#### WHAT YOU HAVE TO DO
Copy, from the entries below, each line in which the string "this" appears.

[start RECORDS SHOWN]

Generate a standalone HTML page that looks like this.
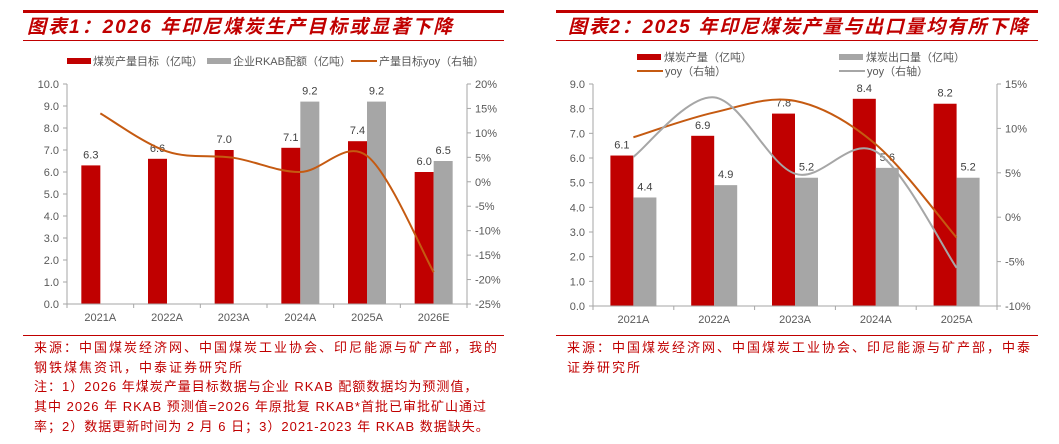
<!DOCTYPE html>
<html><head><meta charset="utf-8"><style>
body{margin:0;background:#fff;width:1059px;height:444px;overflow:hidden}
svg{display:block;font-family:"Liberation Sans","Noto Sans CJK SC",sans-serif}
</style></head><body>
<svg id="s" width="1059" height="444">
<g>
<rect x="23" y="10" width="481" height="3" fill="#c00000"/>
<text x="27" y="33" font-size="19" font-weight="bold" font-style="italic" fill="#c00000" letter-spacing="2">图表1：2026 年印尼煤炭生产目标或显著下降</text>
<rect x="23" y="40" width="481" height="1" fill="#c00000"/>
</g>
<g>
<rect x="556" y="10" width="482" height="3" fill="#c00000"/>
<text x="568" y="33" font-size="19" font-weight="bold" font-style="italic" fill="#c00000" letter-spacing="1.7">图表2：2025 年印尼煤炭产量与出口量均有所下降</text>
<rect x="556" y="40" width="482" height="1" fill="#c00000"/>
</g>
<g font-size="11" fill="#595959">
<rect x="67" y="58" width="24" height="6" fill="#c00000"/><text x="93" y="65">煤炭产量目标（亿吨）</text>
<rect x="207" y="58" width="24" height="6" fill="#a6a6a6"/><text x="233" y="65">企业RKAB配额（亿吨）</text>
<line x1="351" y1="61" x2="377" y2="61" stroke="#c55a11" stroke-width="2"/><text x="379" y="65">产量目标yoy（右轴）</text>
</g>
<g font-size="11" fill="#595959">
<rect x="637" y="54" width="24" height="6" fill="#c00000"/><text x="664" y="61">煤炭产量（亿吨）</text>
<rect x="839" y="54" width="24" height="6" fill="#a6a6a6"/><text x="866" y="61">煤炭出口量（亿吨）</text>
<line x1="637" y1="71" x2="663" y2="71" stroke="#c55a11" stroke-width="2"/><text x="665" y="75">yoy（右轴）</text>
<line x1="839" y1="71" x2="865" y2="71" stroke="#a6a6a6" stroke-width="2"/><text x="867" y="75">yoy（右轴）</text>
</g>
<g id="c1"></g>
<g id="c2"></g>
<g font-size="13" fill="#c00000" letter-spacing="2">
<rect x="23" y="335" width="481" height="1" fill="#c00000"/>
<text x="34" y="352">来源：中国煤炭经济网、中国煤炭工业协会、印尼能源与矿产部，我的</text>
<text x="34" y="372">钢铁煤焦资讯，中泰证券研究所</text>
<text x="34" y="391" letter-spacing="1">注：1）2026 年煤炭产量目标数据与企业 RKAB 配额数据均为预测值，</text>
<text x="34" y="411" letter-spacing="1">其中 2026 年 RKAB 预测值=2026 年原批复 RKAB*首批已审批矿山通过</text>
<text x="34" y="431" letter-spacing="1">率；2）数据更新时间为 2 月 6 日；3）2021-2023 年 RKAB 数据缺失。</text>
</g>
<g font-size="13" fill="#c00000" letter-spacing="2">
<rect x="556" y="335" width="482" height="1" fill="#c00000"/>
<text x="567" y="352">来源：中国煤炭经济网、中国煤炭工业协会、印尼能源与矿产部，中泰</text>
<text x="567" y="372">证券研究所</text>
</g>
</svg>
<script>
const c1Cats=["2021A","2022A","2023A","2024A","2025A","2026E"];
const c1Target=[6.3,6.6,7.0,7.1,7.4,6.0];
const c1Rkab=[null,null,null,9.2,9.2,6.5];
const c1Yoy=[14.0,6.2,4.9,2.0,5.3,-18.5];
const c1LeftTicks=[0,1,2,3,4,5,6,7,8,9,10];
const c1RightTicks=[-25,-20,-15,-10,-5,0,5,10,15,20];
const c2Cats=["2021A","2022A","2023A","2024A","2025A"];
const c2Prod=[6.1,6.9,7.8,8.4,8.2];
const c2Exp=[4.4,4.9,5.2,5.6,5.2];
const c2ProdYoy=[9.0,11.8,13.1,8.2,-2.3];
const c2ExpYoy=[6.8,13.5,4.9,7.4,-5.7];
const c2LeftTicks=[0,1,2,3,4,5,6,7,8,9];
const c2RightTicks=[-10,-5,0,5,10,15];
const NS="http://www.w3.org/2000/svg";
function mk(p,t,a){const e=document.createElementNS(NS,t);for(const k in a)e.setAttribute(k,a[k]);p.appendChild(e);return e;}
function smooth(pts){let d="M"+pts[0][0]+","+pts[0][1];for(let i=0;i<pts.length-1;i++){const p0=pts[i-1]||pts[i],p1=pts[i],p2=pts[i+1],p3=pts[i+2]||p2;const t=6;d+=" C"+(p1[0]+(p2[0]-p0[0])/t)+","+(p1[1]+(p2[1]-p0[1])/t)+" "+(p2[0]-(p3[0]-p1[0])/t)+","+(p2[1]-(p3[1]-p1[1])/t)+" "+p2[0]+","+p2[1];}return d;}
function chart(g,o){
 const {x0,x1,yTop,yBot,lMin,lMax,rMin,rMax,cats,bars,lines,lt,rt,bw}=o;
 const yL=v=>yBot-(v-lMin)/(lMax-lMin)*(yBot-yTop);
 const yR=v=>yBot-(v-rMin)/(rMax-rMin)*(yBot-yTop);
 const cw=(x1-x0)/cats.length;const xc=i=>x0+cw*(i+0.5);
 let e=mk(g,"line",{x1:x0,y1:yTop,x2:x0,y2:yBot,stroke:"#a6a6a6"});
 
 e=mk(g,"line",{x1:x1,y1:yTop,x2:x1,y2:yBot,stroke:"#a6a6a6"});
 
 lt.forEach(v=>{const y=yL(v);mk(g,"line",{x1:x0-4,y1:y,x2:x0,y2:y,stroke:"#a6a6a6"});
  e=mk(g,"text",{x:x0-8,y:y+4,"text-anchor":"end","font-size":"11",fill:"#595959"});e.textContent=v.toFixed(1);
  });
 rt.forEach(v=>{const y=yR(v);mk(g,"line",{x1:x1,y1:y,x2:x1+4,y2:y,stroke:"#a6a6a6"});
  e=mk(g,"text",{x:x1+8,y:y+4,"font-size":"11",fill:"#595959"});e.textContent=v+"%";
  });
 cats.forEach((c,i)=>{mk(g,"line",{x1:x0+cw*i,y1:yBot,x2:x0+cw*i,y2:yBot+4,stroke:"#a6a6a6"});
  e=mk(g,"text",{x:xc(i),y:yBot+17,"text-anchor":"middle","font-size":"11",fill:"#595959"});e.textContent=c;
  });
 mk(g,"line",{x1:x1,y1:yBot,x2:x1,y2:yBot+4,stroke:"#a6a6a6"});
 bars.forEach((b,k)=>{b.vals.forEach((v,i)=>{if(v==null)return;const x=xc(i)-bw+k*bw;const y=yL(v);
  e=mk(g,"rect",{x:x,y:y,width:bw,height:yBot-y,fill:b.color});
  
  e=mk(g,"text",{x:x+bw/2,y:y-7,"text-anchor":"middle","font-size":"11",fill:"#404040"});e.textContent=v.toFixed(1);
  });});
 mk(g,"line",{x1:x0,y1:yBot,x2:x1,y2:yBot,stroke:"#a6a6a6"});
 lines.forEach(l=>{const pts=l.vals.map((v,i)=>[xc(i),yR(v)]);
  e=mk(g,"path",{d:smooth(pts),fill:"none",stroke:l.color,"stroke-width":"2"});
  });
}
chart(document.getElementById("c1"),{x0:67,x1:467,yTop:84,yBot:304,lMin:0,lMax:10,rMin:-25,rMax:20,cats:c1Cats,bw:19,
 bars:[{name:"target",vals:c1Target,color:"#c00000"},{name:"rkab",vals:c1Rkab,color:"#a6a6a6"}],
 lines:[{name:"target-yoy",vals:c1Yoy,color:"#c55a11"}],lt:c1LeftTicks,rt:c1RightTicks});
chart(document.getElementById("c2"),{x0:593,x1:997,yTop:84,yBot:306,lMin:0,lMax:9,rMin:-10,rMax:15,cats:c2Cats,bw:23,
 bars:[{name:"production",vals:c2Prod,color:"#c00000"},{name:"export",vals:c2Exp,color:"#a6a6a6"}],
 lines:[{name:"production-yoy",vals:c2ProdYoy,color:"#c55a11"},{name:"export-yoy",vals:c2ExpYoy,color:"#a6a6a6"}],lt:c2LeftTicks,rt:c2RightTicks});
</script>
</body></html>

[end RECORDS SHOWN]
[start RECORDS SHOWN]

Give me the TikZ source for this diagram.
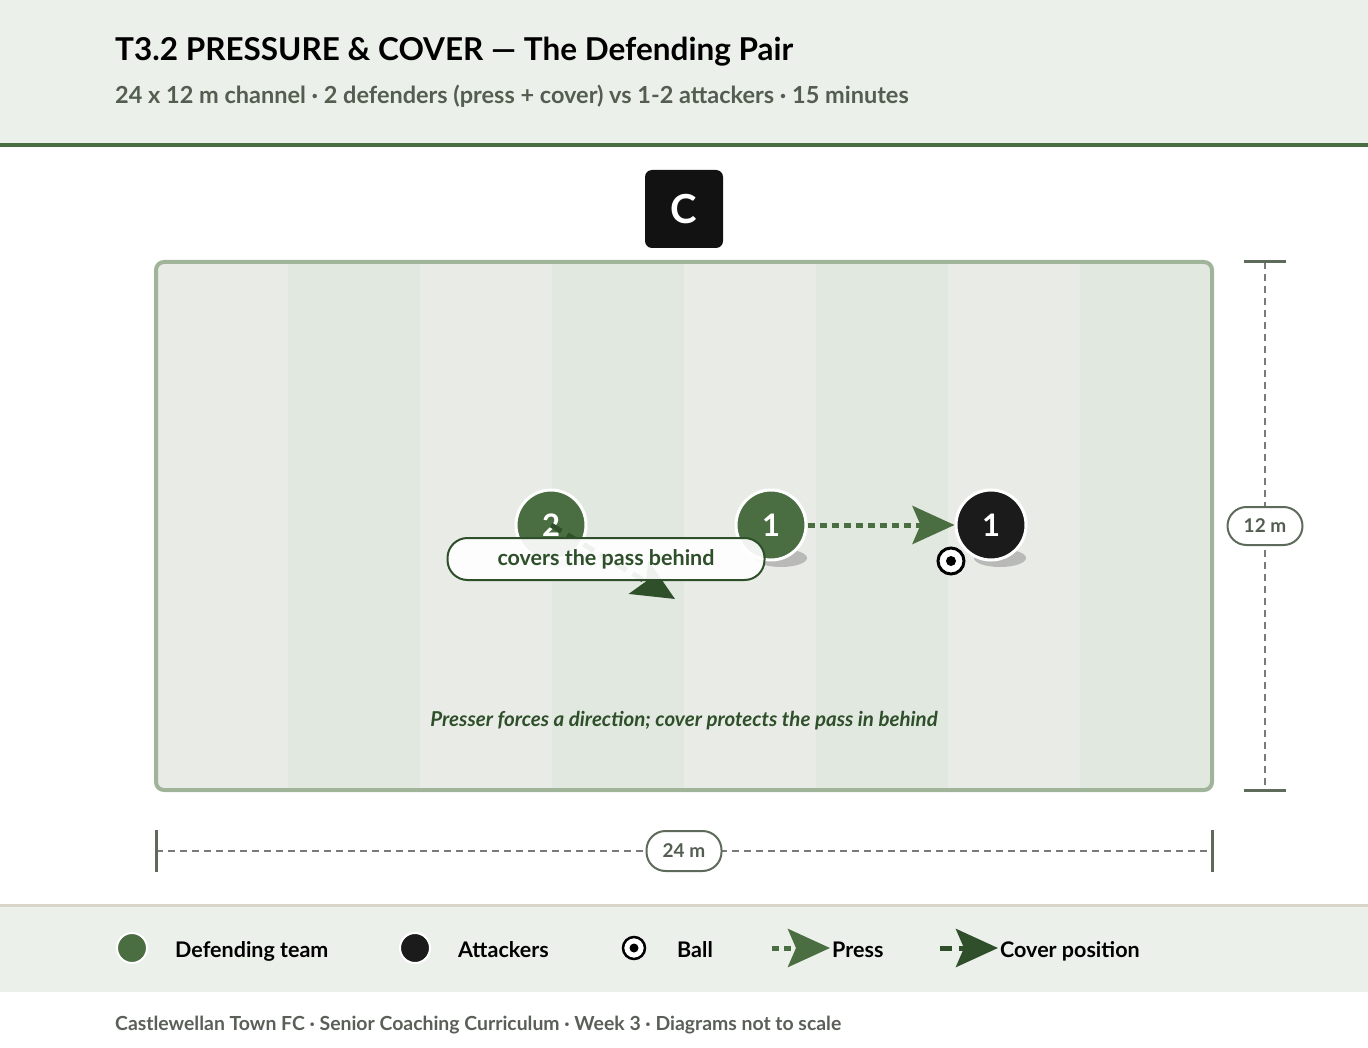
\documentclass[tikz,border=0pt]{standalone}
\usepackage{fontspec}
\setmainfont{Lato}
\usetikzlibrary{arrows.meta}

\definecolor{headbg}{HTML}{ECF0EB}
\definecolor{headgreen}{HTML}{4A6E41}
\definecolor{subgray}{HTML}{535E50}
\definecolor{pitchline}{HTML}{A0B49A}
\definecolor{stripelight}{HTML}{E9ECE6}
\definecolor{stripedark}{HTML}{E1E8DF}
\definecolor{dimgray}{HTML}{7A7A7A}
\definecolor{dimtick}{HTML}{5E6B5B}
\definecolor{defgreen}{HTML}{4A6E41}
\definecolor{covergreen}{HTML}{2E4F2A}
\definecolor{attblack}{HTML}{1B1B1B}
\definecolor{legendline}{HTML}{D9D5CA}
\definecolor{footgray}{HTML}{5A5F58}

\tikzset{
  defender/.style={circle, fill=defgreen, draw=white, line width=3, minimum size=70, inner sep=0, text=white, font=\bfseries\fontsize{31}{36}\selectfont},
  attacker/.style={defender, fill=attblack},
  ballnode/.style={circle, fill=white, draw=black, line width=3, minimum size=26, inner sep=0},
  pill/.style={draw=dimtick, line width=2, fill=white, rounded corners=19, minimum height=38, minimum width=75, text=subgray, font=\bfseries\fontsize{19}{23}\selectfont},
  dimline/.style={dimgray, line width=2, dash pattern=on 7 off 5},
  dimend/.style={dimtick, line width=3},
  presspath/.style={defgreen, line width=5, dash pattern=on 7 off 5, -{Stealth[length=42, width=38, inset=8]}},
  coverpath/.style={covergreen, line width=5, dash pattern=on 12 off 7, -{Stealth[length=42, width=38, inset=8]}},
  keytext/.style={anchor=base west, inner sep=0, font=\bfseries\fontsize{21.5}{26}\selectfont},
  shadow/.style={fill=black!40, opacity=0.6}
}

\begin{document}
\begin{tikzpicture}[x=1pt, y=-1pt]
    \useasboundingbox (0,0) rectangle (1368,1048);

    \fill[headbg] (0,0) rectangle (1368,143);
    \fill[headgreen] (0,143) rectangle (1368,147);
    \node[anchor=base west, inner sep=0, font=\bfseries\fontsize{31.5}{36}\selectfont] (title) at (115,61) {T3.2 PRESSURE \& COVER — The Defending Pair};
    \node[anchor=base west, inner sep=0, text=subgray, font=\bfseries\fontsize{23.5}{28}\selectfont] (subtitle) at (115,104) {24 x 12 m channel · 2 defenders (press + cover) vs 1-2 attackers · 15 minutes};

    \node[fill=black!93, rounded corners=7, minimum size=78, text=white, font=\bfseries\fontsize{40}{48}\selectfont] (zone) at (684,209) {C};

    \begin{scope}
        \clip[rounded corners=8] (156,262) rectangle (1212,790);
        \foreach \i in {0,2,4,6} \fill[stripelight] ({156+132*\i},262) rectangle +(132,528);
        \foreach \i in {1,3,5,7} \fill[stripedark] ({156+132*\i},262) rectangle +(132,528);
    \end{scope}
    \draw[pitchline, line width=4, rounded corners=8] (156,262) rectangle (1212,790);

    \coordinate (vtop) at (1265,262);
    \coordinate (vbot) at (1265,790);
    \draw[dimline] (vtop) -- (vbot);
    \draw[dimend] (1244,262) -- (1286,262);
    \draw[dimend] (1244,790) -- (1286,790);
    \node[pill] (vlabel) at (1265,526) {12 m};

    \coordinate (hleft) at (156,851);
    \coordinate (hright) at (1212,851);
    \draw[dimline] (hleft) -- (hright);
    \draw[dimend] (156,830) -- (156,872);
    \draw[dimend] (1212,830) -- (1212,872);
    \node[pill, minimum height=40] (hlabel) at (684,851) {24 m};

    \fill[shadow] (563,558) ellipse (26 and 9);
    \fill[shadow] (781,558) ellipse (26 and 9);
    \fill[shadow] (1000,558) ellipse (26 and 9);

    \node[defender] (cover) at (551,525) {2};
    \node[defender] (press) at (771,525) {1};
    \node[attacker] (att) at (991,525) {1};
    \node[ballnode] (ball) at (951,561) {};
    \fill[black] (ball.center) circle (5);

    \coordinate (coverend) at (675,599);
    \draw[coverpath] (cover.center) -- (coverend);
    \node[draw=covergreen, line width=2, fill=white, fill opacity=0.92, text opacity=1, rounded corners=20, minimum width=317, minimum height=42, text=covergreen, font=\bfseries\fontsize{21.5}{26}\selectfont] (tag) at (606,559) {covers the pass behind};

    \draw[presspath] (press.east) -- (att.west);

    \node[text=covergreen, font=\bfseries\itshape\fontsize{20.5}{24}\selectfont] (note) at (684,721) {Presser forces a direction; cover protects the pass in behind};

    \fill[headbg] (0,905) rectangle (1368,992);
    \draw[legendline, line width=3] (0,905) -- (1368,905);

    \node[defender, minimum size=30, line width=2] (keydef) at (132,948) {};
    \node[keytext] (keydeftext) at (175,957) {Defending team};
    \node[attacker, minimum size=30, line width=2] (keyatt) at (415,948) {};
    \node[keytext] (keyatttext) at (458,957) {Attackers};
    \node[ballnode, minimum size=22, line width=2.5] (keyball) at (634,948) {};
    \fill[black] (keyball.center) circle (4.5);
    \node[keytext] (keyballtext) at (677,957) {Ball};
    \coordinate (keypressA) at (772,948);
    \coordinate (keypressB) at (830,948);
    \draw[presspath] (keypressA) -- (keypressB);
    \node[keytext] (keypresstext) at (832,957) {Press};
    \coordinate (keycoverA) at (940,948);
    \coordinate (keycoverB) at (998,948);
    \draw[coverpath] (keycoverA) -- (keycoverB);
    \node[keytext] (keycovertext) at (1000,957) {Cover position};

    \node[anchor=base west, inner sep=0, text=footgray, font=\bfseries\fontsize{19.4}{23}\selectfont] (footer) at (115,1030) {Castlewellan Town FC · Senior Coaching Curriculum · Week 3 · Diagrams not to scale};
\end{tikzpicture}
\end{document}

[end RECORDS SHOWN]

#### TASK SOLUTION
Generate a standalone HTML page that looks like this.
Give me the TikZ source for this diagram.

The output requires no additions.